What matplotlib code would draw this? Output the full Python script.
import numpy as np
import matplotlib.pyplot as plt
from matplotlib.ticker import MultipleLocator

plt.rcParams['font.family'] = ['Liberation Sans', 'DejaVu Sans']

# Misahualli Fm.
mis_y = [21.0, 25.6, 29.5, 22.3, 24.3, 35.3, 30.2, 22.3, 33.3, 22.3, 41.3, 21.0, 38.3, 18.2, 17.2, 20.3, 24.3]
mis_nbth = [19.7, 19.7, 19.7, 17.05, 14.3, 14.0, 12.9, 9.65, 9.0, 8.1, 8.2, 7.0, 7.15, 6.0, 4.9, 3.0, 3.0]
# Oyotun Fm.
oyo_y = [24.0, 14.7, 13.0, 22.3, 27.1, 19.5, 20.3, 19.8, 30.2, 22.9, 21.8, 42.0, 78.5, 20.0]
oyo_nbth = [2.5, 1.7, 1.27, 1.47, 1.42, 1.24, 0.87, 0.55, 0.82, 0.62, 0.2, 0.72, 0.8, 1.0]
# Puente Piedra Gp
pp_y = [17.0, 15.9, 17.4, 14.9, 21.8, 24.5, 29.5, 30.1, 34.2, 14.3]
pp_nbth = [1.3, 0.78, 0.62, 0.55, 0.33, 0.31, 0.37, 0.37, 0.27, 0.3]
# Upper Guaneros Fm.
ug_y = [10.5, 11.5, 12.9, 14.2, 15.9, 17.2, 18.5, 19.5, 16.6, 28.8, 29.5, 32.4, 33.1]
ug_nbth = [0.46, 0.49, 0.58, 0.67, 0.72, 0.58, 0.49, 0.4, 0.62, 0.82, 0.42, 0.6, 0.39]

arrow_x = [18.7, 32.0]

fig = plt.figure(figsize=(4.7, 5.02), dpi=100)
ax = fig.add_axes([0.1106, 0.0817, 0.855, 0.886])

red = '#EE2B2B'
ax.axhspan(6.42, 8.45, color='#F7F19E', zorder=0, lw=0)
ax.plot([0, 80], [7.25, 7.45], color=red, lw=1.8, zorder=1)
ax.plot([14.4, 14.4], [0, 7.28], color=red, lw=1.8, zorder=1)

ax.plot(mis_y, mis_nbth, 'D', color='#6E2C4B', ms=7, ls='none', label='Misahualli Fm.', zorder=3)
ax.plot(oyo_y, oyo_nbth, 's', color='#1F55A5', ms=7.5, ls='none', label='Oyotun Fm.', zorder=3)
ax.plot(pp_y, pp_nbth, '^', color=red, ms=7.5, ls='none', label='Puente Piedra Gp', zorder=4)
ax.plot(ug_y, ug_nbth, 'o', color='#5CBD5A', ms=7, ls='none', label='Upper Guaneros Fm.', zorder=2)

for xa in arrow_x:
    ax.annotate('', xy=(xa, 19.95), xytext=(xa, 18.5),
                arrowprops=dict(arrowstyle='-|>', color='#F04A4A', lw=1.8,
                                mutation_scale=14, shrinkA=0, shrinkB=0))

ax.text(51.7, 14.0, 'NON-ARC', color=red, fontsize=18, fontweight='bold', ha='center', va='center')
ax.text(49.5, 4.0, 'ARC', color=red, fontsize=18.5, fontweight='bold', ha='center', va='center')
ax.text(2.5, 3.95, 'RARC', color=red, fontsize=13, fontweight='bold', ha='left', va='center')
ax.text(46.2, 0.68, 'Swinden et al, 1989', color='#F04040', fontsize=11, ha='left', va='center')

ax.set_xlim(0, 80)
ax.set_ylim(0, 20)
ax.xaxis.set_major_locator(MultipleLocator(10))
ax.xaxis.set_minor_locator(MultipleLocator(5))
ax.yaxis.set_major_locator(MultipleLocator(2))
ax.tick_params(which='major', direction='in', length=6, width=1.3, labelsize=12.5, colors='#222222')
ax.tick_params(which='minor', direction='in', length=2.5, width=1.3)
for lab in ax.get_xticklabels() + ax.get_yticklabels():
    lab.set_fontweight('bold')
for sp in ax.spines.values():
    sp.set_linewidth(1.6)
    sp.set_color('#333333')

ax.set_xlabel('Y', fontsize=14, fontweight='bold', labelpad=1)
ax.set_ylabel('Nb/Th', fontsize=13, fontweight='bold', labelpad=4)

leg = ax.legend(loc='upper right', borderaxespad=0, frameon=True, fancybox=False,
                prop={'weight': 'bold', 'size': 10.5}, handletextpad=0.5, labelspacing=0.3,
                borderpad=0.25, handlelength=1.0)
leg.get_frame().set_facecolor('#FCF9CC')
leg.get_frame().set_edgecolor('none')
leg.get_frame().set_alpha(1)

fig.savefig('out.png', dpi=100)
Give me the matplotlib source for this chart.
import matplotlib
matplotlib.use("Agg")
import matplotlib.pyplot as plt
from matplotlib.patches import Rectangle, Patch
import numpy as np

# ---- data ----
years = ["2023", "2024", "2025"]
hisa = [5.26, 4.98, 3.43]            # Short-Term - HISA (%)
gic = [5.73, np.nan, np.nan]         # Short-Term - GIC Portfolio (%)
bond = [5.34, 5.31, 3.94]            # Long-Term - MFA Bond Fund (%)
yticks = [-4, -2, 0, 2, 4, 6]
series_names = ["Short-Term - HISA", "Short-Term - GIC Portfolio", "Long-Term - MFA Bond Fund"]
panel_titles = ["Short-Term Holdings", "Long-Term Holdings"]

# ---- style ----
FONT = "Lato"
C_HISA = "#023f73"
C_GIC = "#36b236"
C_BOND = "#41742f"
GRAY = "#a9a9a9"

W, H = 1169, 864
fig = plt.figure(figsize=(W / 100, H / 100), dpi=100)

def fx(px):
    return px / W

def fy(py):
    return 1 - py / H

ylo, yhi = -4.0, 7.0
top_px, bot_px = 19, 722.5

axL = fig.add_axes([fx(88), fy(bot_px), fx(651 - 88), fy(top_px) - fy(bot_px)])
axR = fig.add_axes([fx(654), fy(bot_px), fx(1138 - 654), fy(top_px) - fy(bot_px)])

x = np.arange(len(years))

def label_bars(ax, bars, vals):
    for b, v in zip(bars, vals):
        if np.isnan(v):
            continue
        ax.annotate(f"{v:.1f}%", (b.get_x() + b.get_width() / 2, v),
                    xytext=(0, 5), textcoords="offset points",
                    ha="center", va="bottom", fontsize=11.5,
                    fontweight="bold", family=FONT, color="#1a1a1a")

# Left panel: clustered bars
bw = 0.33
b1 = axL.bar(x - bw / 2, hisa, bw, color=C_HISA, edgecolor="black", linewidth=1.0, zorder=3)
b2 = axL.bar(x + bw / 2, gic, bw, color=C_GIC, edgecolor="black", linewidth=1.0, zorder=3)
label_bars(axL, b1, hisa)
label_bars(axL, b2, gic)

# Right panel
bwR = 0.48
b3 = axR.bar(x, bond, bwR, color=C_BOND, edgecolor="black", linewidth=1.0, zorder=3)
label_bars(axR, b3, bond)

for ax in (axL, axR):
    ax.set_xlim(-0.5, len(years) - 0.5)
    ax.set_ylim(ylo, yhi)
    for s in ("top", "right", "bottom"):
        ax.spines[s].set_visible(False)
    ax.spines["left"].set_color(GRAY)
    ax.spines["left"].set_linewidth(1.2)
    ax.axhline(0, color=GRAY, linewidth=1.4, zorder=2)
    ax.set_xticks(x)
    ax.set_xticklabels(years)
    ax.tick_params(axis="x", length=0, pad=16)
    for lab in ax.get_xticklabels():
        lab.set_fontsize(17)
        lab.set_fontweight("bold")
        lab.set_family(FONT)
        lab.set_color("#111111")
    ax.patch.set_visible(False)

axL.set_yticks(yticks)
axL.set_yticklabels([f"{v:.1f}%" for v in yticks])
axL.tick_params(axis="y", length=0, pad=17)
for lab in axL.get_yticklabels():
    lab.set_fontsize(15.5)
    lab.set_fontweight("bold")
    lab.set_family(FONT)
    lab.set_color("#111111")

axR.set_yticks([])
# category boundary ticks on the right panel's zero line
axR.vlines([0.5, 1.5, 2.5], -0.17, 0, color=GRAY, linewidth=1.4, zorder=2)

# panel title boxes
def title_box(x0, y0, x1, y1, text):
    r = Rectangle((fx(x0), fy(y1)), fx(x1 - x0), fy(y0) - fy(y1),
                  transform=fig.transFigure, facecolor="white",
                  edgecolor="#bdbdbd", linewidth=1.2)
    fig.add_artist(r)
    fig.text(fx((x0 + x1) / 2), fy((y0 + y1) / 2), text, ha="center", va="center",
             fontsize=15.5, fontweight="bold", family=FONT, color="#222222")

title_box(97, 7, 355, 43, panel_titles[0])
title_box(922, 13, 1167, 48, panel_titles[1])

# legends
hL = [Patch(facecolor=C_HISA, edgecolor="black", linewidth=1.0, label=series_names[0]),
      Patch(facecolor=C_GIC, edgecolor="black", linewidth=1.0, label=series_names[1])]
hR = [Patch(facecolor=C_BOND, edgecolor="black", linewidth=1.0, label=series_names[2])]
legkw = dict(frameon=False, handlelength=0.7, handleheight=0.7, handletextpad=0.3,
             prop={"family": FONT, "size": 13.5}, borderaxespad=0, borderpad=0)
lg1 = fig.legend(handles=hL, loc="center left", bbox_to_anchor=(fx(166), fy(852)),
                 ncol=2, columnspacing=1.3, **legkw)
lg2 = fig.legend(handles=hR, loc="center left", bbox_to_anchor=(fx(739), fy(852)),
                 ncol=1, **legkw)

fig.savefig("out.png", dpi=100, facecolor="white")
※
◆ **Exercise**
From the first line above through the line that contains "ax = fig.add_axes([0.1106, 0.0817, 0.855, 0.886])", quote each line exactly. Output nothing more.

◆ **Output for this exercise**
What matplotlib code would draw this? Output the full Python script.
import numpy as np
import matplotlib.pyplot as plt
from matplotlib.ticker import MultipleLocator

plt.rcParams['font.family'] = ['Liberation Sans', 'DejaVu Sans']

# Misahualli Fm.
mis_y = [21.0, 25.6, 29.5, 22.3, 24.3, 35.3, 30.2, 22.3, 33.3, 22.3, 41.3, 21.0, 38.3, 18.2, 17.2, 20.3, 24.3]
mis_nbth = [19.7, 19.7, 19.7, 17.05, 14.3, 14.0, 12.9, 9.65, 9.0, 8.1, 8.2, 7.0, 7.15, 6.0, 4.9, 3.0, 3.0]
# Oyotun Fm.
oyo_y = [24.0, 14.7, 13.0, 22.3, 27.1, 19.5, 20.3, 19.8, 30.2, 22.9, 21.8, 42.0, 78.5, 20.0]
oyo_nbth = [2.5, 1.7, 1.27, 1.47, 1.42, 1.24, 0.87, 0.55, 0.82, 0.62, 0.2, 0.72, 0.8, 1.0]
# Puente Piedra Gp
pp_y = [17.0, 15.9, 17.4, 14.9, 21.8, 24.5, 29.5, 30.1, 34.2, 14.3]
pp_nbth = [1.3, 0.78, 0.62, 0.55, 0.33, 0.31, 0.37, 0.37, 0.27, 0.3]
# Upper Guaneros Fm.
ug_y = [10.5, 11.5, 12.9, 14.2, 15.9, 17.2, 18.5, 19.5, 16.6, 28.8, 29.5, 32.4, 33.1]
ug_nbth = [0.46, 0.49, 0.58, 0.67, 0.72, 0.58, 0.49, 0.4, 0.62, 0.82, 0.42, 0.6, 0.39]

arrow_x = [18.7, 32.0]

fig = plt.figure(figsize=(4.7, 5.02), dpi=100)
ax = fig.add_axes([0.1106, 0.0817, 0.855, 0.886])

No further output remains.